La tarde, más bien entrado el comienzo de la noche, era totalmente tranquila en casa del joven Mesoneros Romanos. Sus padres y hermanos, junto con la servidumbre se disponían a rezar en el salón del hogar frente a la imagen de la Purísima Concepción como cada día. El murmullo de los rezos era un mantra que envolvía con su religiosidad a los fieles, cuando por el cortinaje del balcón se empezaron a vislumbrar las imágenes sinuosas de antorchas. El rezo acostumbrado y ordenado empezó a ser transformarse en el sonido de la algarabía que sonaba en la calle. La familia al completo interrumpió sus quehaceres y no dudaron a salir a ver lo que pasaba, pues aunque ese día había sido la festividad del esposo de la Virgen María, San José, no era normal tal bullicio a aquellas horas.
-¡Viva el Rey! ¡Viva el Príncipe de Asturias! ¡Muera el Choricero!
Las demás terrazas y balcones se empezaron a llenar de personas que mediante aplausos, entrechocar de loza, y gritos de felicidad se sumaron al escándalo patriótico. Madrid estaba asistiendo en esos momentos a su particular Motín de Aranjuez (19 de Marzo de 1808). Todo eran alegrías y vivas por ver la caída estrepitosa del valido principal de Carlos IV y enemigo acérrimo del joven príncipe don Fernando. Pero no todo eran dichas en el hogar de nuestro protagonista, pues el joven Mesoneros, niño todavía (5 añitos), empezó a sentir un mal cuerpo y unas ansias que le perturbaron el ánimo. Su padre al ver que le pasaba le preguntó:
-Hijo ¿Qué te pasa? ¿Estas enfermo o tienes miedo de la turba?
Mesoneros Romanos todavía recuerda en su autobiografía Memorias de un Setentón, que se asustó y mirando a su padre con los ojos arrasados en lágrimas dijo hipando:
-Pero… ¿Qué les ha hecho el pobre Peña? ¿Por qué desean su mal y que se muera?

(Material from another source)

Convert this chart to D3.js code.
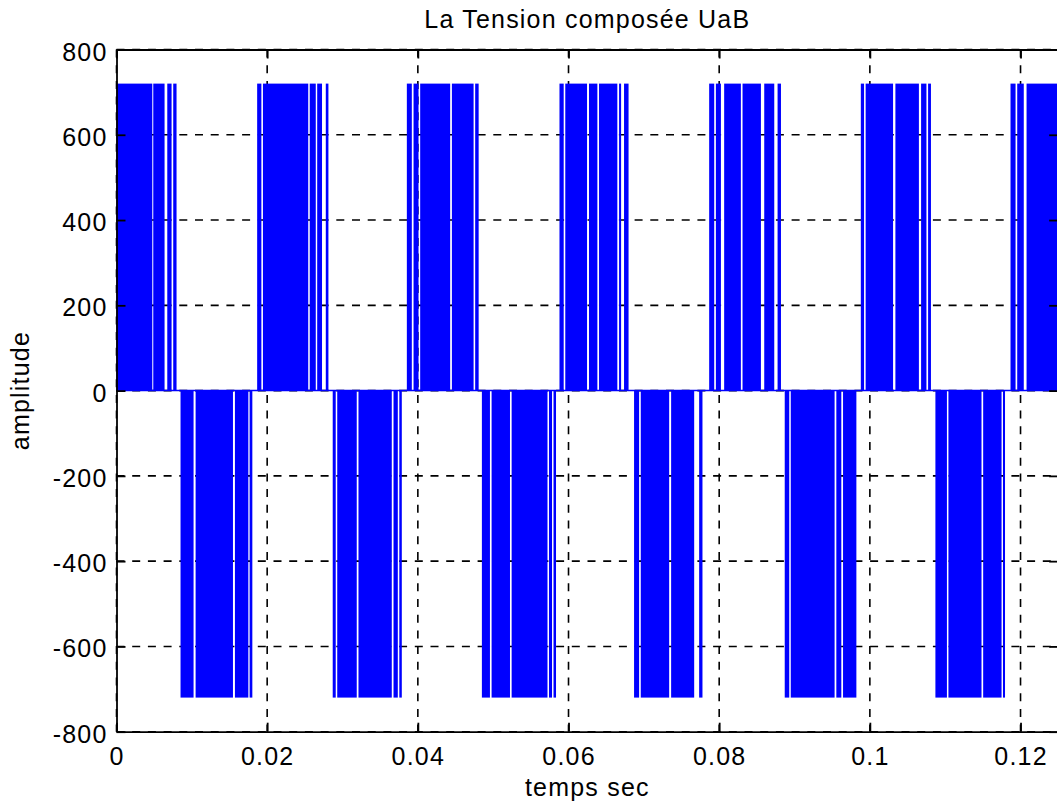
<!DOCTYPE html>
<html>
<head>
<meta charset="utf-8">
<script src="https://cdn.jsdelivr.net/npm/d3@7"></script>
<style>
  html, body { margin: 0; padding: 0; background: #ffffff; }
  svg { display: block; font-family: "Liberation Sans", Arial, Helvetica, sans-serif; }
</style>
</head>
<body>
<svg id="chart" width="1057" height="806"></svg>
<script>
// Line-to-line PWM inverter voltage UaB (V) against time (s).
// Each entry is [start, end] of an interval where the switched voltage is
// densely at +Udc or -Udc; between intervals the voltage sits at 0.
const dcLevel = 720;

const positivePulses = [
  [0.00000, 0.00475], [0.00488, 0.00638], [0.00674, 0.00731], [0.00753, 0.00797],
  [0.01867, 0.01923], [0.01944, 0.02545], [0.02565, 0.02645], [0.02664, 0.02728], [0.02778, 0.02813],
  [0.03854, 0.03920], [0.03943, 0.04009], [0.04031, 0.04429], [0.04452, 0.04740], [0.04761, 0.04807],
  [0.05880, 0.05936], [0.05957, 0.06246], [0.06272, 0.06383], [0.06405, 0.06648], [0.06671, 0.06698], [0.06737, 0.06797],
  [0.07867, 0.07934], [0.07956, 0.08023], [0.08066, 0.08288], [0.08310, 0.08554], [0.08598, 0.08731], [0.08775, 0.08820],
  [0.09880, 0.09923], [0.09944, 0.10308], [0.10339, 0.10651], [0.10680, 0.10751], [0.10773, 0.10811],
  [0.11867, 0.11934], [0.11956, 0.12043], [0.12080, 0.12500]
];

const negativePulses = [
  [0.00850, 0.01023], [0.01050, 0.01546], [0.01572, 0.01750], [0.01767, 0.01803],
  [0.02870, 0.02910], [0.02930, 0.03189], [0.03212, 0.03654], [0.03677, 0.03734], [0.03754, 0.03787],
  [0.04850, 0.04957], [0.04979, 0.05223], [0.05245, 0.05721], [0.05741, 0.05781], [0.05801, 0.05834],
  [0.06870, 0.06937], [0.06959, 0.07336], [0.07362, 0.07668], [0.07734, 0.07778],
  [0.08870, 0.08930], [0.08950, 0.09532], [0.09555, 0.09621], [0.09644, 0.09821],
  [0.10870, 0.11023], [0.11043, 0.11482], [0.11504, 0.11748], [0.11767, 0.11794]
];

const timeDomain = [0, 0.125];
const ampDomain = [-800, 800];
const xTickValues = [0, 0.02, 0.04, 0.06, 0.08, 0.10, 0.12];
const xTickLabels = ["0", "0.02", "0.04", "0.06", "0.08", "0.1", "0.12"];
const yTickValues = [-800, -600, -400, -200, 0, 200, 400, 600, 800];
const yTickLabels = ["-800", "-600", "-400", "-200", "0", "200", "400", "600", "800"];

const titleText = "La Tension composée UaB";
const xLabelText = "temps sec";
const yLabelText = "amplitude";

// ---- layout ----
const plot = { left: 116.5, right: 1058.2, top: 49.5, bottom: 731.7 };
const svg = d3.select("#chart");

const x = d3.scaleLinear().domain(timeDomain).range([plot.left, plot.right]);
const y = d3.scaleLinear().domain(ampDomain).range([plot.bottom, plot.top]);

const tickLen = 9;
const fontSize = 25;
const letterSpace = "1.2px";
const signalColor = "#0000ff";

// Grid (beneath the signal)
const grid = svg.append("g").attr("stroke", "#000").attr("stroke-width", 1.6)
  .attr("stroke-dasharray", "8,7.7").attr("fill", "none");
grid.selectAll("line.gx").data(xTickValues).join("line").attr("class", "gx")
  .attr("x1", d => x(d)).attr("x2", d => x(d))
  .attr("y1", plot.top).attr("y2", plot.bottom);
grid.selectAll("line.gy").data(yTickValues).join("line").attr("class", "gy")
  .attr("x1", plot.left).attr("x2", plot.right)
  .attr("y1", d => y(d)).attr("y2", d => y(d));

// Signal: the zero level, then the +Udc and -Udc pulse trains
const signal = svg.append("g");
signal.append("line")
  .attr("x1", x(timeDomain[0])).attr("x2", x(timeDomain[1]))
  .attr("y1", y(0)).attr("y2", y(0))
  .attr("stroke", signalColor).attr("stroke-width", 1.5);

signal.selectAll("rect.pos").data(positivePulses).join("rect").attr("class", "pos")
  .attr("x", d => x(d[0])).attr("width", d => x(d[1]) - x(d[0]))
  .attr("y", y(dcLevel)).attr("height", y(0) - y(dcLevel))
  .attr("fill", signalColor);

signal.selectAll("rect.neg").data(negativePulses).join("rect").attr("class", "neg")
  .attr("x", d => x(d[0])).attr("width", d => x(d[1]) - x(d[0]))
  .attr("y", y(0)).attr("height", y(-dcLevel) - y(0))
  .attr("fill", signalColor);

// Axes box with inward ticks on all four sides
const axisStyle = g => {
  g.select(".domain").attr("stroke", "#000").attr("stroke-width", 1.8);
  g.selectAll(".tick line").attr("stroke", "#000").attr("stroke-width", 1.8);
  g.selectAll(".tick text").attr("fill", "#000").style("font-size", fontSize + "px")
    .style("letter-spacing", letterSpace);
};

const xBottom = d3.axisBottom(x).tickValues(xTickValues)
  .tickFormat((d, i) => xTickLabels[i]).tickSizeInner(-tickLen).tickSizeOuter(0).tickPadding(14);
svg.append("g").attr("transform", `translate(0,${plot.bottom})`).call(xBottom)
  .call(axisStyle).call(g => g.selectAll(".tick text").attr("dy", null).attr("y", 33.5));

const xTop = d3.axisTop(x).tickValues(xTickValues).tickFormat("")
  .tickSizeInner(-tickLen).tickSizeOuter(0);
svg.append("g").attr("transform", `translate(0,${plot.top})`).call(xTop).call(axisStyle);

const yLeft = d3.axisLeft(y).tickValues(yTickValues)
  .tickFormat((d, i) => yTickLabels[i]).tickSizeInner(-tickLen).tickSizeOuter(0).tickPadding(9);
svg.append("g").attr("transform", `translate(${plot.left},0)`).call(yLeft)
  .call(axisStyle).call(g => g.selectAll(".tick text").attr("dy", null).attr("y", 10.5));

const yRight = d3.axisRight(y).tickValues(yTickValues).tickFormat("")
  .tickSizeInner(-tickLen).tickSizeOuter(0);
svg.append("g").attr("transform", `translate(${plot.right},0)`).call(yRight).call(axisStyle);

// Titles
svg.append("text").attr("x", (plot.left + plot.right) / 2).attr("y", 28)
  .attr("text-anchor", "middle").style("font-size", fontSize + "px")
  .style("letter-spacing", letterSpace).text(titleText);

svg.append("text").attr("x", (plot.left + plot.right) / 2).attr("y", 796)
  .attr("text-anchor", "middle").style("font-size", fontSize + "px")
  .style("letter-spacing", letterSpace).text(xLabelText);

svg.append("text").attr("transform", `translate(29,${y(0)}) rotate(-90)`)
  .attr("text-anchor", "middle").style("font-size", fontSize + "px")
  .style("letter-spacing", letterSpace).text(yLabelText);
</script>
</body>
</html>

No es justo. Con lo bueno que siempre ha sido.
Su progenitor lo miró de hito en hito, y al final estalló en una carcajada que incluso asustó a su esposa. El motivo de la hilaridad tenían un por qué pues el pequeño se había impresionado con la palabra Choricero y enseguida se había acordado no del todopoderoso Príncipe de la Paz sino de un humilde charcutero extremeño, Peña, oriundo del pueblo de Candelario, que suministraba suculenta chacina a la familia del futuro rapsoda de las costumbres y modas madrileñas en que un día se convertiría Mesonero Romanos.